State of the Trail

15 new projects unveiled for Austin's beloved Butler Hike and Bike Trail

15 new projects unveiled for Austin's beloved Hike and Bike Trail

Lady Bird Lake boardwalk and Austin skyline
Fifteen new projects are slated for the Butler Hike and Bike Trail. Visit Austin, Texas/Facebook

The Butler Hike and Bike Trail’s 10-mile loop around Lady Bird Lake has been called the heartbeat of Austin. It certainly gets the hearts of many Austinites beating as they walk, run, bike, or hang out there.

The Trail Foundation, a local nonprofit founded in 2003, deserves credit for many improvements and amenities on the trail, including lighting, tree and wildflower plantings, restrooms, signage, and overlooks. The organization works “in cooperation with the Austin Parks and Recreation Department to close the gap between what the city provides and what the Trail deserves.”

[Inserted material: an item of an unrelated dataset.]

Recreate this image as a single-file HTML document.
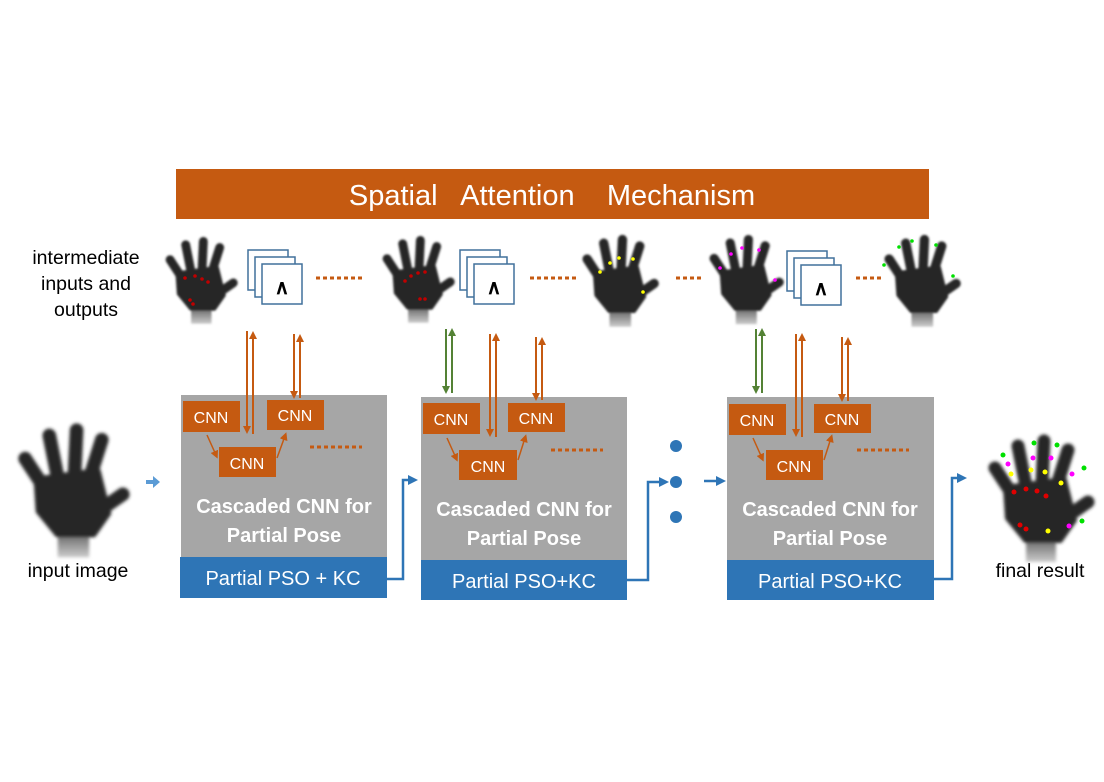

At its annual State of the Trail address on Friday, December 8, executive director Heidi Anderson announced that in honor of TTF’s 15th anniversary next year, the organization has selected 15 projects to work toward completing over the next five years. The projects are designed to help protect and enhance the trail as use continues to grow exponentially, with visits now exceeding 2.6 million per year.

The projects are subject to change due to funding, unforeseen issues, new opportunities or priorities, and other circumstances, but currently include:   

  • Creation of the Lakeshore Park Deck and Overlook, two new east side gathering spaces off Lakeshore Boulevard.
  • A new, locally designed restroom at the intersection of Pleasant Valley and Lakeshore Boulevard.
  • New Zilker Trailhead to address expected increased use around the Zilker Berms when parking moves from underneath MoPac to an adjacent lot in the park.
  • Holly Point-Fiesta Gardens Water Access, a water access point on the anticipated 2019 realignment of the Trail along Holly Shore near the old power plant.
  • A feasibility study of a boardwalk structure over the water at Lamar Boulevard and Cesar Chavez Street, one of the Trail’s few remaining potentially unsafe pinch points.
  • A creative play space on the east side of the Trail.
  • A Holly Shores Trailhead connection to the EastLink Trail at the Holly Shores Trail realignment.
  • A new restroom at Festival Beach.
  • A project to address storm water flow down the steep slope of parkland adjacent to the Four Seasons Hotel, with a possible future overlook deck along the Trail.
  • Design of a trail under the First Street bridge to include an extended zone on each side of the area under the bridge and, potentially, seating, lighting, and artwork.
  • Design and tree plantings to provide shade along the Holly Trail Enhancement, Austin PARD’s realignment of the Trail to the lake edge as part of the Holly Master Plan.
  • Signage on the east side of the Trail and a comprehensive inventory of signs along the entirety of the Trail to ensure comprehensive, coordinated, and functional signage.
  • Studies of West I-35, Longhorn Dam, and Holly/Lakeshore Peninsula bridges.
  • A new trailhead at Pleasant Valley Road and Lakeshore Boulevard with gathering spaces and a water access point in a natural setting.  
  • Continuation of TTF’s ecological restoration program for the Trail and surrounding parkland ecosystems, using its Ecological Restoration Guidelines as reference.

TTF also announced the creation of the Canopy Fund to collect donations dedicated to the initial phases of each future project. Anderson said the goal is to ultimately grow the fund to $2 million.

Gia Biagi, Studio Gang’s principal of urbanism and civic impact, also discussed concepts for the Seaholm Waterfront project. The public can provide input for the project through December 18, and community engagement meet-ups in the space will follow next year.

Finally, TTF announced groundbreaking in early 2018 for a new bridge at Congress Avenue that will allow cyclists and pedestrians to safely pass and add space for watching the famous Mexican free-tailed bats.